Some passengers at the airport dozed on the floor while others lined up in long queues to rebook their flights, with customers reporting they had to wait for up to five hours to speak to a representative from their airline.

Gatwick Airport said "there may be delays to flights this evening" and urged travellers to check with their airline. The airport said there was spare capacity today however, which "allowed for flexibility and resilience within the schedule".

A spokesman for Stansted Airport said they had continued to experience delays throughout the day, which ranged in time from 10 minutes to four hours. The average delay was two hours, he said, adding that flights were expected to operate as normal tomorrow.

Many passengers expressed their anger on Twitter and spoke of "chaotic scenes" at airports.

Danny O'Donoghue, lead singer with The Script and a judge on BBC talent show The Voice, wrote: "Stranded @ the airport , anyone got any suggestions on passing time ...."

Twitter user @simonhartley wrote: "Darn NATS. Stuck in Madeira airport with at least five hour delay home so far :(."

And @MMorrissey wrote: "My flight to NY delayed but chaotic scenes here. In 20 yrs of business travel, never seen Heathrow in this state when there's no snow!!"

Eurocontrol, the European organisation for air navigation safety, said it had been working with Nats and its counterparts in Holland and France during the day.

It said about 1,300 flights, nearly 8% of all traffic in Europe, had been "severely delayed".

In a statement, Eurocontrol said: "This incident highlights once again the importance of the robustness of the technical systems supporting air traffic management and the need for contingency planning at network level to minimise the impact of any failures on the travelling public."

The Civil Aviation Authority (CAA) said: "The CAA is in close contact with Nats to ensure they are managing this operational issue effectively, and they are working to resolve the situation swiftly, while ensuring that the service remains safe at all times."

The authority said customers were entitled to assistance from their airline if they had been delayed for several hours, including being given food and drink, often provided in the form of vouchers.

For short-haul flights, passengers should receive help if the delay is more than two hours. That rises to three hours for medium-haul flights of 1,500km to 3,500km, or of longer than 1,500km within the EU. For long-haul flights, passengers should receive assistance once the delay is over three hours.

More than 100 Ryanair flights to and from the south of England have been affected, with 10 cancelled so far. The airline said: "We apologise to affected passengers, however these circumstances are entirely beyond our control."
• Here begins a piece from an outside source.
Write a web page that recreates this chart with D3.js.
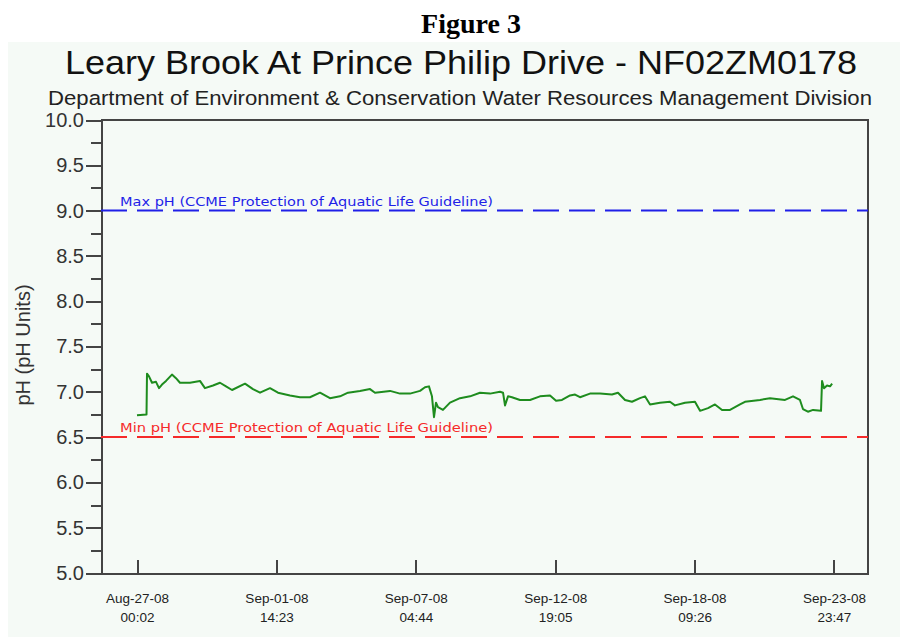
<!DOCTYPE html>
<meta charset="utf-8">
<style>
body { margin: 0; background: #fff; }
svg { display: block; }
.axis path, .axis line { stroke: #444; stroke-width: 2; shape-rendering: crispEdges; }
.axis text { fill: #333; }
</style>
<body>
<script src="https://cdn.jsdelivr.net/npm/d3@7"></script>
<script>
// readings taken off the chart (time, pH)
var times = [
  "2008-08-27 00:02", "2008-08-27 09:12", "2008-08-27 09:40", "2008-08-27 11:36", "2008-08-27 14:30",
  "2008-08-27 18:20", "2008-08-27 21:14", "2008-08-28 00:08", "2008-08-28 04:00", "2008-08-28 09:44",
  "2008-08-28 13:36", "2008-08-28 17:26", "2008-08-29 03:06", "2008-08-29 12:44", "2008-08-29 17:32",
  "2008-08-30 01:18", "2008-08-30 08:02", "2008-08-30 13:50", "2008-08-30 19:38", "2008-08-31 08:08",
  "2008-08-31 15:50", "2008-08-31 22:38", "2008-09-01 08:14", "2008-09-01 15:56", "2008-09-02 03:32",
  "2008-09-02 13:08", "2008-09-02 22:44", "2008-09-03 08:26", "2008-09-03 18:02", "2008-09-04 03:44",
  "2008-09-04 11:26", "2008-09-04 22:56", "2008-09-05 08:38", "2008-09-05 13:26", "2008-09-06 03:56",
  "2008-09-06 13:32", "2008-09-06 23:08", "2008-09-07 08:50", "2008-09-07 13:38", "2008-09-07 17:26",
  "2008-09-07 20:20", "2008-09-07 22:18", "2008-09-08 00:14", "2008-09-08 02:08", "2008-09-08 06:56",
  "2008-09-08 13:44", "2008-09-08 23:20", "2008-09-09 09:02", "2008-09-09 18:38", "2008-09-10 04:20",
  "2008-09-10 13:56", "2008-09-10 16:50", "2008-09-10 18:44", "2008-09-10 21:38", "2008-09-11 01:26",
  "2008-09-11 09:12", "2008-09-11 18:50", "2008-09-12 04:26", "2008-09-12 14:08", "2008-09-12 19:56",
  "2008-09-13 01:38", "2008-09-13 09:26", "2008-09-13 14:14", "2008-09-13 19:02", "2008-09-14 04:38",
  "2008-09-14 14:20", "2008-09-15 01:50", "2008-09-15 07:38", "2008-09-15 14:26", "2008-09-15 21:08",
  "2008-09-16 04:50", "2008-09-16 09:38", "2008-09-16 14:32", "2008-09-17 00:08", "2008-09-17 09:44",
  "2008-09-17 14:32", "2008-09-18 00:14", "2008-09-18 09:50", "2008-09-18 14:44", "2008-09-18 22:26",
  "2008-09-19 05:08", "2008-09-19 11:56", "2008-09-19 19:38", "2008-09-20 05:14", "2008-09-20 10:02",
  "2008-09-21 00:32", "2008-09-21 10:08", "2008-09-22 00:38", "2008-09-22 08:20", "2008-09-22 15:02",
  "2008-09-22 17:56", "2008-09-22 22:44", "2008-09-23 03:38", "2008-09-23 11:20", "2008-09-23 12:20",
  "2008-09-23 14:14", "2008-09-23 17:08", "2008-09-23 20:02", "2008-09-23 22:02"
];
var phValues = [
  6.74, 6.75, 7.20, 7.17, 7.10,
  7.11, 7.04, 7.08, 7.12, 7.19,
  7.15, 7.10, 7.10, 7.12, 7.04,
  7.07, 7.10, 7.06, 7.02, 7.09,
  7.03, 6.99, 7.04, 6.99, 6.96,
  6.94, 6.94, 6.99, 6.93, 6.95,
  6.99, 7.01, 7.03, 6.99, 7.01,
  6.98, 6.98, 7.01, 7.05, 7.06,
  6.95, 6.72, 6.88, 6.83, 6.80,
  6.88, 6.93, 6.95, 6.99, 6.98,
  7.00, 6.99, 6.85, 6.95, 6.94,
  6.91, 6.91, 6.95, 6.96, 6.90,
  6.91, 6.96, 6.97, 6.94, 6.98,
  6.98, 6.97, 6.99, 6.91, 6.89,
  6.93, 6.95, 6.86, 6.88, 6.89,
  6.85, 6.88, 6.89, 6.79, 6.82,
  6.86, 6.80, 6.80, 6.86, 6.89,
  6.91, 6.93, 6.91, 6.95, 6.91,
  6.81, 6.78, 6.80, 6.79, 7.12,
  7.04, 7.07, 7.06, 7.09
];
var tickTimes = ["2008-08-27 00:02", "2008-09-01 14:23", "2008-09-07 04:44",
                 "2008-09-12 19:05", "2008-09-18 09:26", "2008-09-23 23:47"];
var xDomain = ["2008-08-25 13:20", "2008-09-25 08:37"];
var yTicks = [5.0, 5.5, 6.0, 6.5, 7.0, 7.5, 8.0, 8.5, 9.0, 9.5, 10.0];
var guidelines = [
  {value: 9.0, label: "Max pH (CCME Protection of Aquatic Life Guideline)", color: "#1f1fe8"},
  {value: 6.5, label: "Min pH (CCME Protection of Aquatic Life Guideline)", color: "#f52a2a"}
];

var W = 900, H = 637;
var margin = {top: 120, right: 32, bottom: 64, left: 101},
    width = W - margin.left - margin.right,
    height = H - margin.top - margin.bottom;

var parseTime = d3.timeParse("%Y-%m-%d %H:%M");
var fmtDate = d3.timeFormat("%b-%d-%y"),
    fmtTime = d3.timeFormat("%H:%M");

var data = times.map(function(t, i) { return {date: parseTime(t), ph: phValues[i]}; });

var x = d3.scaleTime().domain(xDomain.map(parseTime)).range([0, width]);
var y = d3.scaleLinear().domain([5, 10]).range([height, 0]);

var svg = d3.select("body").append("svg")
  .attr("width", W)
  .attr("height", H);

// light panel behind the chart
svg.append("rect")
  .attr("x", 8).attr("y", 42)
  .attr("width", W - 8).attr("height", H - 42)
  .attr("fill", "#f5faf6");

svg.append("text")
  .attr("x", 471).attr("y", 33)
  .attr("text-anchor", "middle")
  .style("font", "bold 28px 'Liberation Serif', 'Times New Roman', serif")
  .text("Figure 3");

svg.append("text")
  .attr("x", 461).attr("y", 74)
  .attr("text-anchor", "middle")
  .attr("textLength", 792).attr("lengthAdjust", "spacingAndGlyphs")
  .style("font", "34px 'Liberation Sans', Arial, sans-serif")
  .style("fill", "#111")
  .text("Leary Brook At Prince Philip Drive - NF02ZM0178");

svg.append("text")
  .attr("x", 460).attr("y", 105)
  .attr("text-anchor", "middle")
  .attr("textLength", 824).attr("lengthAdjust", "spacingAndGlyphs")
  .style("font", "20.5px 'Liberation Sans', Arial, sans-serif")
  .style("fill", "#222")
  .text("Department of Environment & Conservation Water Resources Management Division");

var g = svg.append("g")
  .attr("transform", "translate(" + margin.left + "," + margin.top + ")");

// minor y ticks
g.append("g")
  .attr("class", "axis")
  .call(d3.axisLeft(y).tickValues(d3.range(5.25, 10, 0.5)).tickSize(10).tickFormat(""))
  .select(".domain").remove();

var yAxis = g.append("g")
  .attr("class", "axis")
  .call(d3.axisLeft(y).tickValues(yTicks).tickSize(15).tickPadding(2).tickFormat(d3.format(".1f")));
yAxis.selectAll("text")
  .style("font", "20px 'Liberation Sans', Arial, sans-serif");

var xAxis = g.append("g")
  .attr("class", "axis")
  .attr("transform", "translate(0," + height + ")")
  .call(d3.axisBottom(x).tickValues(tickTimes.map(parseTime)).tickSizeInner(-13).tickSizeOuter(0).tickFormat(""));
xAxis.selectAll(".tick").append("text")
  .attr("text-anchor", "middle")
  .style("font", "13.5px 'Liberation Sans', Arial, sans-serif")
  .style("fill", "#222")
  .each(function(d) {
    var t = d3.select(this);
    t.append("tspan").attr("x", 0).attr("y", 30).text(fmtDate(d));
    t.append("tspan").attr("x", 0).attr("y", 49).text(fmtTime(d));
  });

// frame top and right
g.append("path")
  .attr("d", "M0,0H" + width + "V" + height)
  .attr("fill", "none")
  .attr("stroke", "#444")
  .attr("stroke-width", 2)
  .style("shape-rendering", "crispEdges");

// guideline dashes and labels
guidelines.forEach(function(gl) {
  g.append("line")
    .attr("x1", 0).attr("x2", width)
    .attr("y1", y(gl.value)).attr("y2", y(gl.value))
    .attr("stroke", gl.color)
    .attr("stroke-width", 2)
    .attr("stroke-dasharray", "26,10");
  g.append("text")
    .attr("x", 19).attr("y", y(gl.value) - 5)
    .attr("textLength", 373).attr("lengthAdjust", "spacingAndGlyphs")
    .style("font", "12px 'DejaVu Sans', Verdana, sans-serif")
    .style("fill", gl.color)
    .text(gl.label);
});

var line = d3.line()
  .x(function(d) { return x(d.date); })
  .y(function(d) { return y(d.ph); });

g.append("path")
  .datum(data)
  .attr("d", line)
  .attr("fill", "none")
  .attr("stroke", "#1e8c1e")
  .attr("stroke-width", 2)
  .attr("stroke-linejoin", "round");

svg.append("text")
  .attr("transform", "translate(30,345) rotate(-90)")
  .attr("text-anchor", "middle")
  .style("font", "20px 'Liberation Sans', Arial, sans-serif")
  .style("fill", "#333")
  .text("pH (pH Units)");
</script>
</body>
A spokeswoman for British Airways said: "We are organising hotels for customers when appropriate. In addition, customers on cancelled services of course have the opportunity to claim a refund or rebook.

"We would like to apologise to our customers for the inconvenience caused.

"We are doing all we can to minimise disruption to our flights, but inevitably these issues have led to a significant number of short haul cancellations at some UK and European airports today."

Virgin Atlantic urged customers to check their flight status before leaving home, and thanked them for their patience.

EasyJet asked passengers to check in as normal but to use the flight tracker service on their website for updates. A statement on their website read: "Although outside of our control, we're sorry for any delays you experience today."